**What you need to do**
Leave out the pictures and copy everything else below exactly.

-------- Data lines

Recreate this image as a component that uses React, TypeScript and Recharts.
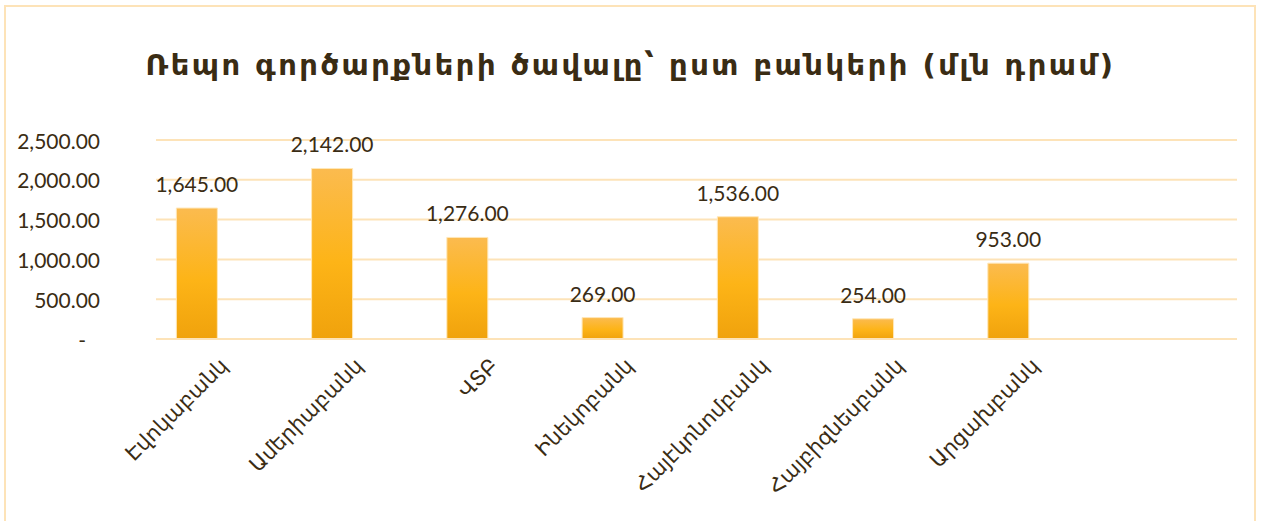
import React from 'react';
import { BarChart, Bar, XAxis, YAxis, CartesianGrid, LabelList } from 'recharts';

const banks = ['Էվոկաբանկ', 'Ամերիաբանկ', 'ՎՏԲ', 'Ինեկոբանկ', 'Հայէկոնոմբանկ', 'Հայբիզնեսբանկ', 'Արցախբանկ'];
const volumes = [1645, 2142, 1276, 269, 1536, 254, 953];
const yTicks = [0, 500, 1000, 1500, 2000, 2500];

const data = banks.map((name, i) => ({ idx: i, name, value: volumes[i] }));

const TEXT = '#3a2c14';
const GRID = '#fde3b8';

const fmt = (v: number) =>
  v.toLocaleString('en-US', { minimumFractionDigits: 2, maximumFractionDigits: 2 });

function YTick(props: any) {
  const { x, y, payload } = props;
  if (payload.value === 0) {
    return (
      <text x={x - 14} y={y} textAnchor="end" dominantBaseline="central" fill={TEXT} fontSize={21} fontFamily="Lato">
        -
      </text>
    );
  }
  return (
    <text x={x} y={y} textAnchor="end" dominantBaseline="central" fill={TEXT} fontSize={21} fontFamily="Lato">
      {fmt(payload.value)}
    </text>
  );
}

function XTick(props: any) {
  const { x, payload } = props;
  const label = banks[payload.value] ?? '';
  const ax = x + 32;
  const ay = 367;
  return (
    <text
      x={ax}
      y={ay}
      textAnchor="end"
      transform={`rotate(-45 ${ax} ${ay})`}
      fill={TEXT}
      fontSize={21}
      fontFamily="'DejaVu Sans'"
    >
      {label}
    </text>
  );
}

export default function App() {
  return (
    <div style={{ position: 'absolute', left: 0, top: 0, width: 1261, height: 521, background: '#fff', overflow: 'hidden' }}>
      <div
        style={{
          position: 'absolute',
          left: 4,
          top: 5,
          width: 1252,
          height: 530,
          border: `2px solid ${GRID}`,
          boxSizing: 'border-box',
        }}
      />
      <div
        style={{
          position: 'absolute',
          left: 0,
          top: 48,
          width: 1261,
          textAlign: 'center',
          fontFamily: "'DejaVu Sans'",
          fontWeight: 'bold',
          fontSize: 29,
          letterSpacing: 2.5,
          color: TEXT,
        }}
      >
        Ռեպո գործարքների ծավալը՝ ըստ բանկերի (մլն դրամ)
      </div>
      <div style={{ position: 'absolute', left: 0, top: 0 }}>
        <BarChart
          width={1261}
          height={521}
          data={data}
          margin={{ top: 140, right: 24, bottom: 152, left: 0 }}
        >
          <defs>
            <linearGradient id="barFill" x1="0" y1="0" x2="0" y2="1">
              <stop offset="0%" stopColor="#fbbb4f" />
              <stop offset="55%" stopColor="#fdb417" />
              <stop offset="100%" stopColor="#f0a20c" />
            </linearGradient>
          </defs>
          <CartesianGrid horizontal vertical={false} stroke={GRID} strokeWidth={2} />
          <XAxis
            type="number"
            dataKey="idx"
            domain={[-0.303, 7.69]}
            ticks={[0, 1, 2, 3, 4, 5, 6]}
            allowDataOverflow
            axisLine={{ stroke: GRID, strokeWidth: 2 }}
            tickLine={false}
            tick={<XTick />}
            interval={0}
            height={30}
          />
          <YAxis
            domain={[0, 2500]}
            ticks={yTicks}
            width={156}
            axisLine={false}
            tickLine={false}
            tickSize={0}
            tickMargin={56}
            tick={<YTick />}
          />
          <Bar dataKey="value" barSize={41} fill="url(#barFill)" stroke="#ffe7b8" strokeWidth={1} isAnimationActive={false}>
            <LabelList
              dataKey="value"
              position="top"
              offset={16}
              formatter={(v: any) => fmt(Number(v))}
              fill={TEXT}
              fontSize={21}
              fontFamily="Lato"
            />
          </Bar>
        </BarChart>
      </div>
    </div>
  );
}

----------------

**Answer to this task**
Recreate this image as a component that uses React, TypeScript and Recharts.
import React from 'react';
import { BarChart, Bar, XAxis, YAxis, CartesianGrid, LabelList } from 'recharts';

const banks = ['Էվոկաբանկ', 'Ամերիաբանկ', 'ՎՏԲ', 'Ինեկոբանկ', 'Հայէկոնոմբանկ', 'Հայբիզնեսբանկ', 'Արցախբանկ'];
const volumes = [1645, 2142, 1276, 269, 1536, 254, 953];
const yTicks = [0, 500, 1000, 1500, 2000, 2500];

const data = banks.map((name, i) => ({ idx: i, name, value: volumes[i] }));

const TEXT = '#3a2c14';
const GRID = '#fde3b8';

const fmt = (v: number) =>
  v.toLocaleString('en-US', { minimumFractionDigits: 2, maximumFractionDigits: 2 });

function YTick(props: any) {
  const { x, y, payload } = props;
  if (payload.value === 0) {
    return (
      <text x={x - 14} y={y} textAnchor="end" dominantBaseline="central" fill={TEXT} fontSize={21} fontFamily="Lato">
        -
      </text>
    );
  }
  return (
    <text x={x} y={y} textAnchor="end" dominantBaseline="central" fill={TEXT} fontSize={21} fontFamily="Lato">
      {fmt(payload.value)}
    </text>
  );
}

function XTick(props: any) {
  const { x, payload } = props;
  const label = banks[payload.value] ?? '';
  const ax = x + 32;
  const ay = 367;
  return (
    <text
      x={ax}
      y={ay}
      textAnchor="end"
      transform={`rotate(-45 ${ax} ${ay})`}
      fill={TEXT}
      fontSize={21}
      fontFamily="'DejaVu Sans'"
    >
      {label}
    </text>
  );
}

export default function App() {
  return (
    <div style={{ position: 'absolute', left: 0, top: 0, width: 1261, height: 521, background: '#fff', overflow: 'hidden' }}>
      <div
        style={{
          position: 'absolute',
          left: 4,
          top: 5,
          width: 1252,
          height: 530,
          border: `2px solid ${GRID}`,
          boxSizing: 'border-box',
        }}
      />
      <div
        style={{
          position: 'absolute',
          left: 0,
          top: 48,
          width: 1261,
          textAlign: 'center',
          fontFamily: "'DejaVu Sans'",
          fontWeight: 'bold',
          fontSize: 29,
          letterSpacing: 2.5,
          color: TEXT,
        }}
      >
        Ռեպո գործարքների ծավալը՝ ըստ բանկերի (մլն դրամ)
      </div>
      <div style={{ position: 'absolute', left: 0, top: 0 }}>
        <BarChart
          width={1261}
          height={521}
          data={data}
          margin={{ top: 140, right: 24, bottom: 152, left: 0 }}
        >
          <defs>
            <linearGradient id="barFill" x1="0" y1="0" x2="0" y2="1">
              <stop offset="0%" stopColor="#fbbb4f" />
              <stop offset="55%" stopColor="#fdb417" />
              <stop offset="100%" stopColor="#f0a20c" />
            </linearGradient>
          </defs>
          <CartesianGrid horizontal vertical={false} stroke={GRID} strokeWidth={2} />
          <XAxis
            type="number"
            dataKey="idx"
            domain={[-0.303, 7.69]}
            ticks={[0, 1, 2, 3, 4, 5, 6]}
            allowDataOverflow
            axisLine={{ stroke: GRID, strokeWidth: 2 }}
            tickLine={false}
            tick={<XTick />}
            interval={0}
            height={30}
          />
          <YAxis
            domain={[0, 2500]}
            ticks={yTicks}
            width={156}
            axisLine={false}
            tickLine={false}
            tickSize={0}
            tickMargin={56}
            tick={<YTick />}
          />
          <Bar dataKey="value" barSize={41} fill="url(#barFill)" stroke="#ffe7b8" strokeWidth={1} isAnimationActive={false}>
            <LabelList
              dataKey="value"
              position="top"
              offset={16}
              formatter={(v: any) => fmt(Number(v))}
              fill={TEXT}
              fontSize={21}
              fontFamily="Lato"
            />
          </Bar>
        </BarChart>
      </div>
    </div>
  );
}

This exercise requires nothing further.